More Than 150 Democrats Urge Biden to Help Stop the Criminalization of Pregnant People
More than 150 Democratic members of Congress have written to President Biden, Attorney General Merrick Garland, and Health and Human Services Secretary Xavier Becerra with a demand: Do more to prevent the criminalization of pregnant people post-Dobbs and to support those who are unfairly targeted by law enforcement.
The letter, dated Thursday, highlights the case of Brittany Watts, the 34-year-old Black woman from Ohio who was charged with a felony in October over her handling of an at-home miscarriage; when she later sought care at a hospital, a nurse reported her to police. While a grand jury ultimately declined to indict Watts earlier this month, the letter notes that “the fact that Ms. Watts faced degrading law enforcement interrogation and that such a case was even brought forward at all is alarming and cruel.” It also emphasized that—as I reported earlier this week—Watts’ experience is indicative of broader inequities related to the criminalization of pregnant people, with women of color far more likely to face “punitive responses” from healthcare professionals. That includes the criminalization of adverse pregnancy outcomes, including miscarriages—which, as in Watts’ case, can be mistaken for self-managed abortions.
Spearheaded by members of the Democratic Women’s Caucus, the letter urges federal officials to provide “educational, financial, and legal services support to any person who experiences or is threatened with pregnancy criminalization,” and to reduce the likelihood of criminalization in the first place through three specific measures: investigating prosecutions of pregnant people as forms of sex-based discrimination; reminding hospital and medical staff of patients’ rights to privacy under HIPAA; and enforcing the section of the Affordable Care Act that prohibits discrimination based on sex when federally-funded healthcare personnel “improperly report to law enforcement when patients miscarry, terminate a pregnancy, or seek other pregnancy-related care.”
The letter also notes that—as my colleague Katie Herchenroeder and I reported in November—the fallout from the Dobbs decision “has only escalated efforts to charge people with crimes related to their pregnancies.” As Katie and I wrote a few months ago:
On top of abortion clinics closing, obstetrics programs and maternity wards—from Alabama to Idaho—have also shuttered, putting providers out of work and leaving 1.7 million women living in counties without abortion or maternity care access, according to an analysis conducted by ABC News and Boston Children’s Hospital.
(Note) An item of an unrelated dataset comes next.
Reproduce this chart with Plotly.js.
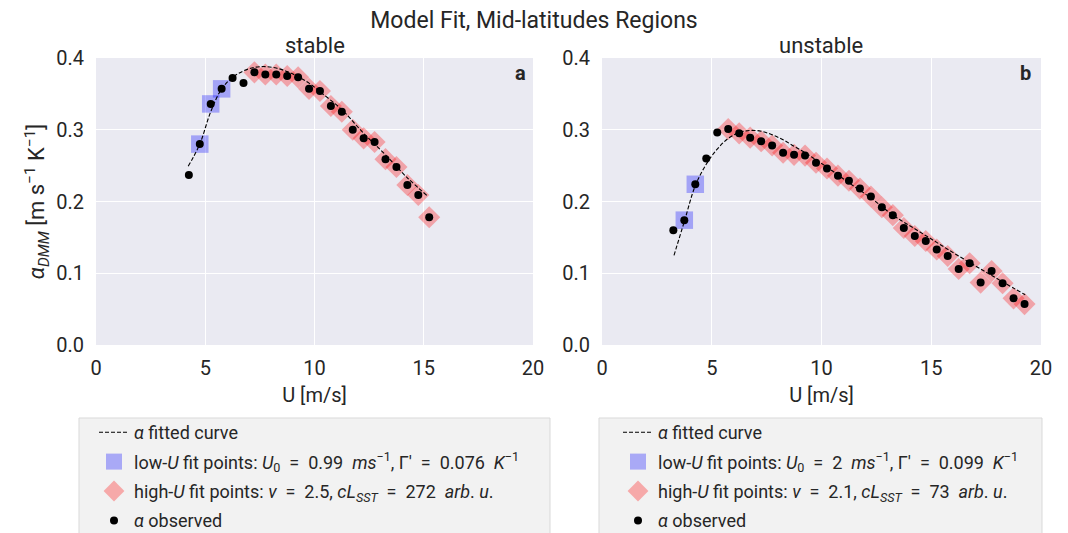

Providers who are still working risk losing their license or going to jail if they miscalculate what thin exceptions to abortion bans mean for the care they can give. And with some bans incentivizing people to report those having abortions to law enforcement, criminalization is poised to get worse.
Ultimately, the lawmakers wrote, “When individuals like Ms. Watts cannot seek medical care for pregnancy-related conditions without fear of discrimination and criminalization, our health care system and our justice system have failed.”
A Department of Justice spokesperson declined to comment on the letter. Spokespeople for the White House and the Department of Health and Human Services didn’t immediately respond to requests for comment on Friday afternoon from Mother Jones.
The timing of the letter comes as the Biden administration has made a renewed effort to campaign on their support for abortion rights as the November election nears. That effort is facing its own challenges, as well as criticism from some reproductive rights advocates who say that the Biden campaign is too narrow in its focus on mostly legal rights to abortion and contraception. These critics have called on Biden to embrace reproductive justice, a broader framework that goes beyond the right to abortion, to include the right for people to “maintain personal bodily autonomy, have children, not have children, and parent the children we have in safe and sustainable communities.” At Biden’s “Restore Roe” rally in Virginia last week, for example, which commemorated the 51st anniversary of Roe v. Wade, protesters confronted him for continuing to support Israel in its war on Palestine, specifically noting that pregnant Gazans are miscarrying and struggling to access care, as I reported back in October.
While Democrats are far from united on their stances on Biden’s approach to the war, the number of lawmakers who signed onto Thursday’s letter suggests that there may be broader support for campaigning on reproductive justice issues. Supporters of the letter also hinted at this: “Across the country, we’ve seen pregnant people shamed, targeted, stigmatized, and criminalized for giving birth, experiencing a miscarriage, and having abortions,” Jamila Perritt, an OB-GYN and the president and CEO of Physicians for Reproductive Health, said in a statement. “As a physician, I cannot over-emphasize how dangerous this is for individuals, families, and communities…medical standards, not politicians, judges, or police, should guide health care.”
Indeed, as the reproductive rights legal advocacy organization If/When/How said in a tweet earlier this week in response to my reporting about Watts: “When care providers police their patients, they only make people afraid to get the care they need.”
Update, February 2: This post has been updated to reflect a comment received from a spokesperson for the Department of Justice.